Tuesday, 6 March 2012

A twitch too far?

Next Sunday I will be leading a group of Bradford youngsters on a bird and nestbox survey, for the benefit of their education and the wider environment.

There, I feel better now. Knowing that I will be doing something positive next Sunday somehow assuages the guilt I feel for being a rabid tick-hungry twitcher, going on a monstrous journey to (attempt to) glimpse some rare birds last Saturday.

I went to see the first-winter male Common Yellowthroat at Rhiwderin, Gwent, South Wales. For the UK, this is a rare bird – very rare – with only nine previous records. I wasn’t going to miss this. Work, family, daughter’s birthday, and other commitments had slowed me down, but finally I got the opportunity to go – and also got a lovely, unsolicited note from my daughter.

Up at 3am, on site at 7am, great views by 9am. Get in! Only four birders present when we got our first brief views in the rain; but gradually, as more birders arrived and the skies cleared, the bird revealed itself. And what a peach it was.

It was a beautiful bright yellow on the breast, flashing as it flicked around the branches at different angels. The yellow was noticeable on the undertail coverts too, as it flitted along the hedge, sometimes at eye-level but mostly nearer the ground. Despite the bright colour, it was easily able to disappear in the undergrowth for long periods. It had a dark, almost black, mask with a grey supercilium, and dull green upperparts. Occasionally it fed near a Blue Tit and Robin, giving a good indication of its size.

Then it was on to Pagham, West Susseex, for an overwintering Paddyfield Warbler. Another long journey, and this time in vain. The bird didn’t show all day, on account of the wind I suspect, as it was nice and sunny while I was there. I didn’t hang around, many people looked like they’d given up and weren’t looking any more, and I felt a bit of a mug patrolling the path looking into all the reeds on my own for 45 minutes. Stonechat, Curlews and a Spoonbill flying over low were all nice, but not what I’d invested my time away from the family (and all that petrol money) on.

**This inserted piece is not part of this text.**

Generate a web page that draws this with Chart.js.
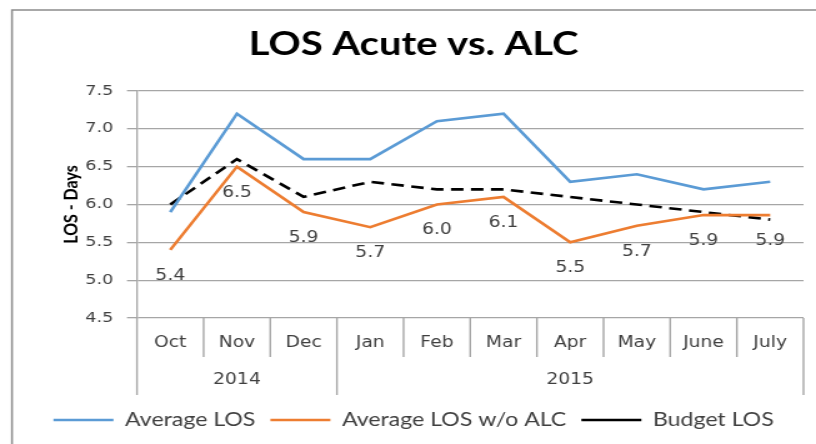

As luck would have it, a Rose-coloured Starling – another lifer for me – was reported at Hordle in nearby Hampshire. So off I went, with the intention of coming back to Pagham if there was some news. I arrived at the cul-de-sac in Hordle to hear the bird had just left the hedge I was stood next to. Sigh. So I spent an hour looking for the bird around the streets, roofs, tress, gardens (respectfully, of course), while most of the other ten or so birders stood next to the same hedge.

I shouldn’t have bothered. I re-joined everyone, and almost immediately the bird flew into the hedge, nearly hitting me on the head as it did. Bizarrely, most of the waiting birders still missed it as it arrived. Anyhow, we all got good views of the scruffy thing as it sang from within the hawthorn. I’d left my scope in the car but a couple of generous chaps (thanks fellas) allowed me to take a couple of photos with my creaky, first-generation iPhone (the one with the rubbish camera).

Rose-coloured Starling - Hordle, Hampshire, 3rd March 2012

 Rose-coloured Starling - Hordle, Hampshire, 3rd March 2012

No news on the Paddyfield Warbler, so I headed home. Via Kent. Bit out of the way, I admit, but there was (still is?) a female Hooded Merganser at Whedsted gravel pits near Tonbridge. This is a species I’d seen twice before in the UK – a perfectly good looking (and acting) female at Saltholme in Cleveland in 2009, and the long-staying showy male at Radipole in Dorset, which I saw on my trip that way in January.

Neither of these in were accepted as being wild by the birding powers-that-be, i.e. the British Bird Rarities Committee (BBRC). So here was another good candidate – worth another punt, I guess.

After getting lost (in the car, then on foot), I stumbled across a friendly local birder who was heading the same way. The bird was on a medium sized lake, diving frequently at the far side. It was a fetching chocolate-brown female with a lovely ginger crest showing nicely in the warm glow of the setting sun. Really glad I made the detour – regardless of whether it was a genuine vagrant or not.

Extremely boring journey home; but at least I got my two ticks, maybe three once the BBRC have done their stuff. Looking forward to next Sunday: WeBS count at Rodley Nature Reserve, followed by the Airedale Otters. All good stuff.